Beebe, Beebe’s Nursery Time Jazz: Nice straight-ahead quartet session featuring multi-reedist Chris “Beebe” Aldridge, pianist Steve Tromans, bassist Tom Hill, and drummer Miles Levin. The album has its weak spots, but there are some solid tunes here as well. The use of bass clarinet on “A Windmill in Old Amsterdam” is delightful, and the quartet’s strong presence on “Go to Sleep… Now!” is quite absorbing. Mostly up-tempo tunes, which seems to speak to the quartet’s strength when they stick together as a unit… but when the musicians break off from one another, the songs tend to lose their appeal.

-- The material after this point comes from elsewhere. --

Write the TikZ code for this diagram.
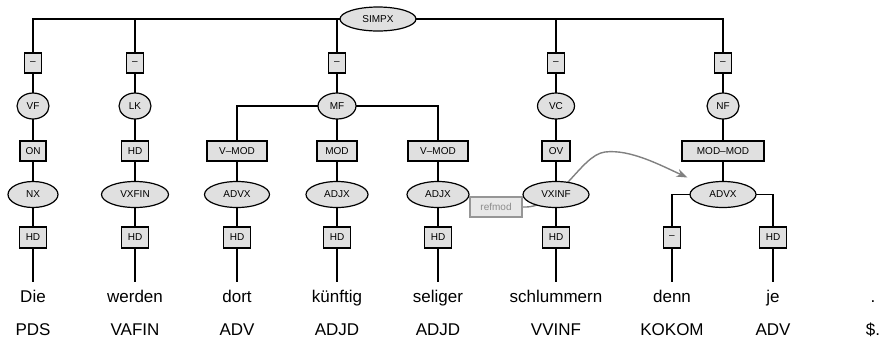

But enough here that I wanted to get in a quick mention.

And now let’s end with a few that are pretty much far out on the fringes of Jazz that they might not even qualify anymore… but so damn compelling they needed to be included in the column.

A Favola da Medusa, Dada Dandy: The Lisbon-based experimental outfit A Favola da Medusa has at its core the trio of multi-instrumentalist Miguel Martins, guitarist Filipe Homem Fonseca and harpist Ana Dias, with the focus on dadaist free-rock aesthetics. Joined by guests Sonia Montenegro, Bernardo Nascimento, George Haslam, and Rebecca Gradissimo, this collection of live and studio sessions is what avant-garde is all about. Soundscapes that drone and shout, dissonance that morphs into tiny expressions and massive constructs, and the sudden emergence of melodic interludes from the brutal din of dissonance that switch the perspective 180 degrees. Supremely engaging.

Tunto, Huvi: Led by guitarist Matti Wallenius, this vaguely world jazz recording is terrifically strange, yet undeniably tuneful. Similar in instrumentation and presentation to recent Jazz Pick, the ensemble I Think You’re Awesome, this odd mix of folk, jazz, pop, and avant-garde creates music with an incredible diversity but so easy to connect with. Definitely something different. Pick of the Week.

Lars Greve, Breidablik: Fascinating solo release from saxophonist/clarinetist Lars Greve, who creates a cinematic soundscape that is both comfortingly ambient and arrestingly distorted. Some beautiful moments that are just stunning. Worth noting that Greve is also a member of the Copenhagen Art Ensemble, a recent Pick of the Week.